====== Supplied data ======

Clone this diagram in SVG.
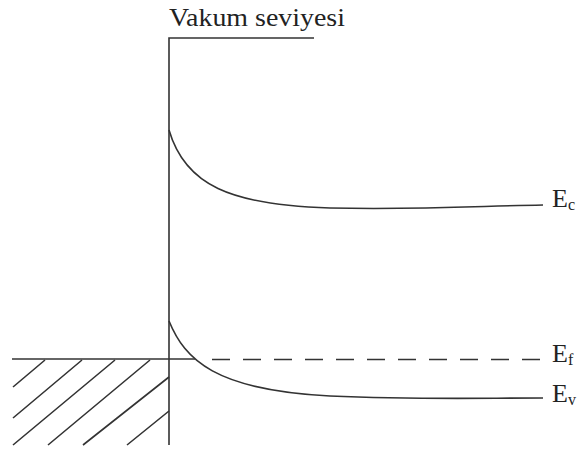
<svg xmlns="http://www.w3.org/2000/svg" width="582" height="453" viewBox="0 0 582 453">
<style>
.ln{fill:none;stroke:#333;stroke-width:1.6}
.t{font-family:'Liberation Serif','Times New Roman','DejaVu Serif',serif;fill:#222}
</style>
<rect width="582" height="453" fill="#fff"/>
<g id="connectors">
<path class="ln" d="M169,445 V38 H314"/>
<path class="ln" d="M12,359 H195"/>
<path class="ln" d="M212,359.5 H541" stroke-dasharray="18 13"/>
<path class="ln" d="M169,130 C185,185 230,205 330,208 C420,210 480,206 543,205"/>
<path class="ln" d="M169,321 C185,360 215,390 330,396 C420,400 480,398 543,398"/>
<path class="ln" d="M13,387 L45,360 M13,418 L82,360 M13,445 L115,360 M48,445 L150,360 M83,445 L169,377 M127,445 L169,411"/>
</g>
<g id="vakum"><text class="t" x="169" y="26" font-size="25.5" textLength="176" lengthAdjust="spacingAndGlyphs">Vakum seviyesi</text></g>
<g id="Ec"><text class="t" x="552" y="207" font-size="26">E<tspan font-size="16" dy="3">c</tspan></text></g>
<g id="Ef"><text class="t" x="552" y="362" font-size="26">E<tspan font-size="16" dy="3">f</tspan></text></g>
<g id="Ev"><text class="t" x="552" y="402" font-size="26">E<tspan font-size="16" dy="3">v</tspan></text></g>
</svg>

======
====== Supplied data ======

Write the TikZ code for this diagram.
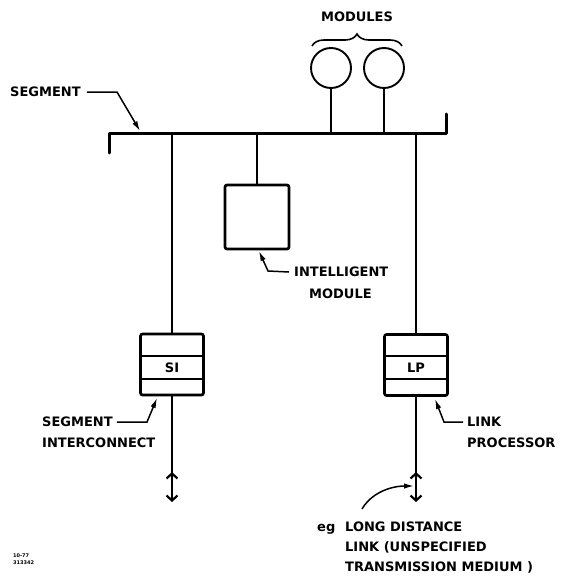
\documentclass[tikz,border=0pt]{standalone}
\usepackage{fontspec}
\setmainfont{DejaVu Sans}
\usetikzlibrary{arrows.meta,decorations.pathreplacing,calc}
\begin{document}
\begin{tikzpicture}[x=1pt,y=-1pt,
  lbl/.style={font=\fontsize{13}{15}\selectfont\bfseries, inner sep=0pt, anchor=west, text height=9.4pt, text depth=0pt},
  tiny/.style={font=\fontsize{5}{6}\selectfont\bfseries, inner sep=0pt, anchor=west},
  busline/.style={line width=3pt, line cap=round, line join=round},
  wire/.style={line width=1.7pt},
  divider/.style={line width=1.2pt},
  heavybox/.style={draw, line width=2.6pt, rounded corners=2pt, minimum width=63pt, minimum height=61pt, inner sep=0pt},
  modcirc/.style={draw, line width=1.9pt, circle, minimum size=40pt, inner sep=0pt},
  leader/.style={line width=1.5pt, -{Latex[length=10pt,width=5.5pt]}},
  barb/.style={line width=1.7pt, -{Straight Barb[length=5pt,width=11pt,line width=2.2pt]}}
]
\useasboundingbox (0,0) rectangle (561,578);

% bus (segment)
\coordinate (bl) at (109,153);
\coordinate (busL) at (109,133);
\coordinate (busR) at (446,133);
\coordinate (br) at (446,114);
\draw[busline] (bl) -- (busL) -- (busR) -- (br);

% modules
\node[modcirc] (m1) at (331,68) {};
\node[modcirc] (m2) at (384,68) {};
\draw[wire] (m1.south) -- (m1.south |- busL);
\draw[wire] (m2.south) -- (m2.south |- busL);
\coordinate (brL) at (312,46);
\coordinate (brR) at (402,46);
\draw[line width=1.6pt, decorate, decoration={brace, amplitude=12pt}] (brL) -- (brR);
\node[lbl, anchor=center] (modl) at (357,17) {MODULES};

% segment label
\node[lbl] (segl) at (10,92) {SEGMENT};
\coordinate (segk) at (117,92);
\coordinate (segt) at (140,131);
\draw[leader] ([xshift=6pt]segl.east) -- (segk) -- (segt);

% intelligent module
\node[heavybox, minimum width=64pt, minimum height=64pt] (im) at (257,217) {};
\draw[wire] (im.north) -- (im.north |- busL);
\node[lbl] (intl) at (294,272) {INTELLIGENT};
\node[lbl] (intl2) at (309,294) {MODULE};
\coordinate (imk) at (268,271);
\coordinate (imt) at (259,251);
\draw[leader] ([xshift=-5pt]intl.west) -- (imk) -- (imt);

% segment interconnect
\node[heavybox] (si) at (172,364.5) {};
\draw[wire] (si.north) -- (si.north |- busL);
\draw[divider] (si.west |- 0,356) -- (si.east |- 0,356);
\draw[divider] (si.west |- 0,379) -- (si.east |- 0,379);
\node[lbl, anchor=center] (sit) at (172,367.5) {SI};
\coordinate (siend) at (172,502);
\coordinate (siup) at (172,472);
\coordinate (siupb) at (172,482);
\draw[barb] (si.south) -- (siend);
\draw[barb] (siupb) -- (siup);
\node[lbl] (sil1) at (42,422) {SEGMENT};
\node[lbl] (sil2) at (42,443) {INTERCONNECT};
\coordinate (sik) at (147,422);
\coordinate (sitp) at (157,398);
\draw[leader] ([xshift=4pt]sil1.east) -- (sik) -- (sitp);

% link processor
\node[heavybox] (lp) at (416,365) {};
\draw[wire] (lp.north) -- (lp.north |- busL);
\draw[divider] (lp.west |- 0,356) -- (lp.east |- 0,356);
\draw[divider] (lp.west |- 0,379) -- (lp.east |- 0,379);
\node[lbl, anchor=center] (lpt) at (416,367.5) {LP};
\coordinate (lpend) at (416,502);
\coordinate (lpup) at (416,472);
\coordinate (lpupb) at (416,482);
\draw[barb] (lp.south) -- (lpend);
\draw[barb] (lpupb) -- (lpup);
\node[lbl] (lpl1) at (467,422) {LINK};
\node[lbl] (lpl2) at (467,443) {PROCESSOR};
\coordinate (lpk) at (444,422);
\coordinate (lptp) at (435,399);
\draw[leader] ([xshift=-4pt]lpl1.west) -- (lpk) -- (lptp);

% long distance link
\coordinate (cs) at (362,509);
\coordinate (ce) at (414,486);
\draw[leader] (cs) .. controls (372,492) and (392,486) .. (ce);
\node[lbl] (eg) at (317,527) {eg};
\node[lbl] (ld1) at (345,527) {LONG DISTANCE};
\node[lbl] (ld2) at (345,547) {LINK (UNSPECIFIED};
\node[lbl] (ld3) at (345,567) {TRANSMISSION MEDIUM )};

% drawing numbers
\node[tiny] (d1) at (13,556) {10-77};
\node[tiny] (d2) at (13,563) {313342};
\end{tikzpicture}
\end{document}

======
====== Supplied data ======

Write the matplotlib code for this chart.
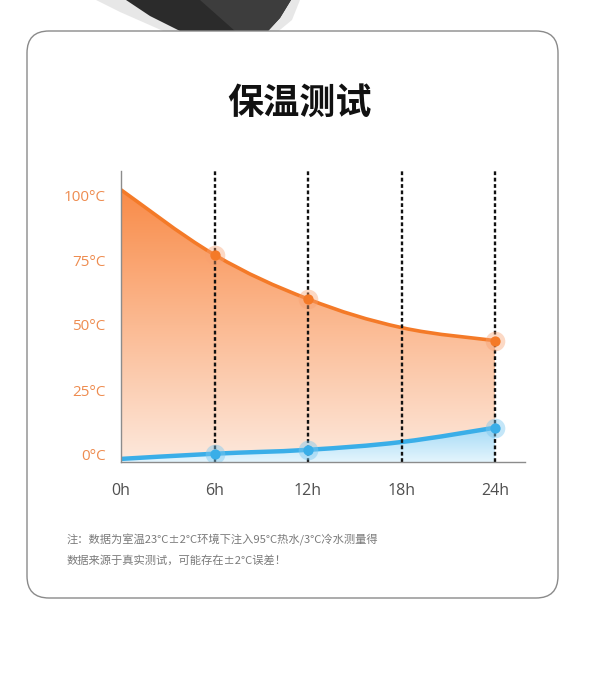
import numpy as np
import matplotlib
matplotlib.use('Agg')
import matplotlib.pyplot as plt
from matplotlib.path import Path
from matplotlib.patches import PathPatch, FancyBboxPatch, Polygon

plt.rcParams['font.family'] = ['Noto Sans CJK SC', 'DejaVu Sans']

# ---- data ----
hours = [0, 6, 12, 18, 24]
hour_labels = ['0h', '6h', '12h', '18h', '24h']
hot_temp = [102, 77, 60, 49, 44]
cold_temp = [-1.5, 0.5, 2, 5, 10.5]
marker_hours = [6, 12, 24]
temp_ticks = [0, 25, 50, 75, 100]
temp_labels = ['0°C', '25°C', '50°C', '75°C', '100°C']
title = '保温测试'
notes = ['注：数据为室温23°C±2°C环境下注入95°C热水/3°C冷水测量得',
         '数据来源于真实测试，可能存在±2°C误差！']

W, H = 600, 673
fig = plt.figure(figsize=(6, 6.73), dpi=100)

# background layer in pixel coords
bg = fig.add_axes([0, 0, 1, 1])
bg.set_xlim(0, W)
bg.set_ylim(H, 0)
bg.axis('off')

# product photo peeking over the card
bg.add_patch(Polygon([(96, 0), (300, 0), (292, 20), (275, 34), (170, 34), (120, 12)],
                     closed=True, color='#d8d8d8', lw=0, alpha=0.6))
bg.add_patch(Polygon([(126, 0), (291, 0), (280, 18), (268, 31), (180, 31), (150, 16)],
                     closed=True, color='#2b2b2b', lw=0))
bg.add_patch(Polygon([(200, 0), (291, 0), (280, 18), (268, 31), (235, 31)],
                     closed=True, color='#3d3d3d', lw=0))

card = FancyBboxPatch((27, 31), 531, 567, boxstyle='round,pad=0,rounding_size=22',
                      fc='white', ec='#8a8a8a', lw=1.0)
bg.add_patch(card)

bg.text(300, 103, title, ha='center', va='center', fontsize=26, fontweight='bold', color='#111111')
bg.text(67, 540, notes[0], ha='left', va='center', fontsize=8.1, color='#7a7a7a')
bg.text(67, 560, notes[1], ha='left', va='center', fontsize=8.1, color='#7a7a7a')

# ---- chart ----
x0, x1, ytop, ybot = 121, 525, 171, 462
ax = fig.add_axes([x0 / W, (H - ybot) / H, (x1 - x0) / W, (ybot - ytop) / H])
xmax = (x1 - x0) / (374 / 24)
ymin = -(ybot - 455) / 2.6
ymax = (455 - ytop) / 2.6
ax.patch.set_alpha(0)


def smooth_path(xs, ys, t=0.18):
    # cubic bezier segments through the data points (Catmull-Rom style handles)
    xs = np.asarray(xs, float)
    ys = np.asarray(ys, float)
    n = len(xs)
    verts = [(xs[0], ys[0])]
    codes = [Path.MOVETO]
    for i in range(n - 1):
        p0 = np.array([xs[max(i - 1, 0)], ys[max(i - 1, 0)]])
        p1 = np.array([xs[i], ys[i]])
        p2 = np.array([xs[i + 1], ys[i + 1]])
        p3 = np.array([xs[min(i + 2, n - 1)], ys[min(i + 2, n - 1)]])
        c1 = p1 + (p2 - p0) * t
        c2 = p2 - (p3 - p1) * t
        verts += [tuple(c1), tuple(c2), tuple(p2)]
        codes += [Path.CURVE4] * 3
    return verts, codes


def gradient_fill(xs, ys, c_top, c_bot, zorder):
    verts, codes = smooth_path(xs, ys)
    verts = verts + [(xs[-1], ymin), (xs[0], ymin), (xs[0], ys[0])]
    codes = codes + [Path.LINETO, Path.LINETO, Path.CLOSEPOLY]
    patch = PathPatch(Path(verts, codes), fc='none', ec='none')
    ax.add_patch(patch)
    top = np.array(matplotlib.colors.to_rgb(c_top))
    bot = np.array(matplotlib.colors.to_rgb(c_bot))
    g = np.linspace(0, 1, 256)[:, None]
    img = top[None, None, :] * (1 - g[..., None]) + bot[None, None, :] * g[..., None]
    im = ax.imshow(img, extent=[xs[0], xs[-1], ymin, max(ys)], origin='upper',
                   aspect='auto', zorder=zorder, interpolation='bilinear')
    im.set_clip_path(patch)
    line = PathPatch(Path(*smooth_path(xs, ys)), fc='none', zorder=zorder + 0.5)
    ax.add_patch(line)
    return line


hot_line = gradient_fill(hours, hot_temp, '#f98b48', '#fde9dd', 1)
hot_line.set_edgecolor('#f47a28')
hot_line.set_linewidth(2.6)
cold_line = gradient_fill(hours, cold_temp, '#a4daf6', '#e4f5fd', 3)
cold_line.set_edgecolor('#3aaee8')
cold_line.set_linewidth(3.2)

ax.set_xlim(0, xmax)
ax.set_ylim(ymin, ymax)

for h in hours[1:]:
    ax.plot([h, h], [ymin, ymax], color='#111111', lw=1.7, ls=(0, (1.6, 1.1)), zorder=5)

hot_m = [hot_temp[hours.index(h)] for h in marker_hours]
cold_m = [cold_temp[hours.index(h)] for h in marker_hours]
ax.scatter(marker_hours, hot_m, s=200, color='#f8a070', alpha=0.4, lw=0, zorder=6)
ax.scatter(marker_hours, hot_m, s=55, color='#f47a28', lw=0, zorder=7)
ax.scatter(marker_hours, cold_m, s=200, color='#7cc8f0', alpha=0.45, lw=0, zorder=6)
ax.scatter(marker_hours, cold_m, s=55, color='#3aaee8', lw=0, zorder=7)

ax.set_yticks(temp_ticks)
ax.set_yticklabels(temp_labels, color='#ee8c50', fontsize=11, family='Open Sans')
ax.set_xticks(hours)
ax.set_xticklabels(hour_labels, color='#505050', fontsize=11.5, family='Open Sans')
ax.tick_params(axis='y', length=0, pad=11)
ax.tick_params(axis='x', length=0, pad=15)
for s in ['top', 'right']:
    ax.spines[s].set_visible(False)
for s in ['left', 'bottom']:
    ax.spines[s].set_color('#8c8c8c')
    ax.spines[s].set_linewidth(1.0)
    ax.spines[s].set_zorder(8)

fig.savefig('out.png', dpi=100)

======

*What you are asked to do*. Without any pictures, set down the lines from the one holding "Write the matplotlib code for this chart." through the one holding "plt.rcParams['font.family'] = ['Noto".

*Output of the exercise*.
Write the matplotlib code for this chart.
import numpy as np
import matplotlib
matplotlib.use('Agg')
import matplotlib.pyplot as plt
from matplotlib.path import Path
from matplotlib.patches import PathPatch, FancyBboxPatch, Polygon

plt.rcParams['font.family'] = ['Noto Sans CJK SC', 'DejaVu Sans']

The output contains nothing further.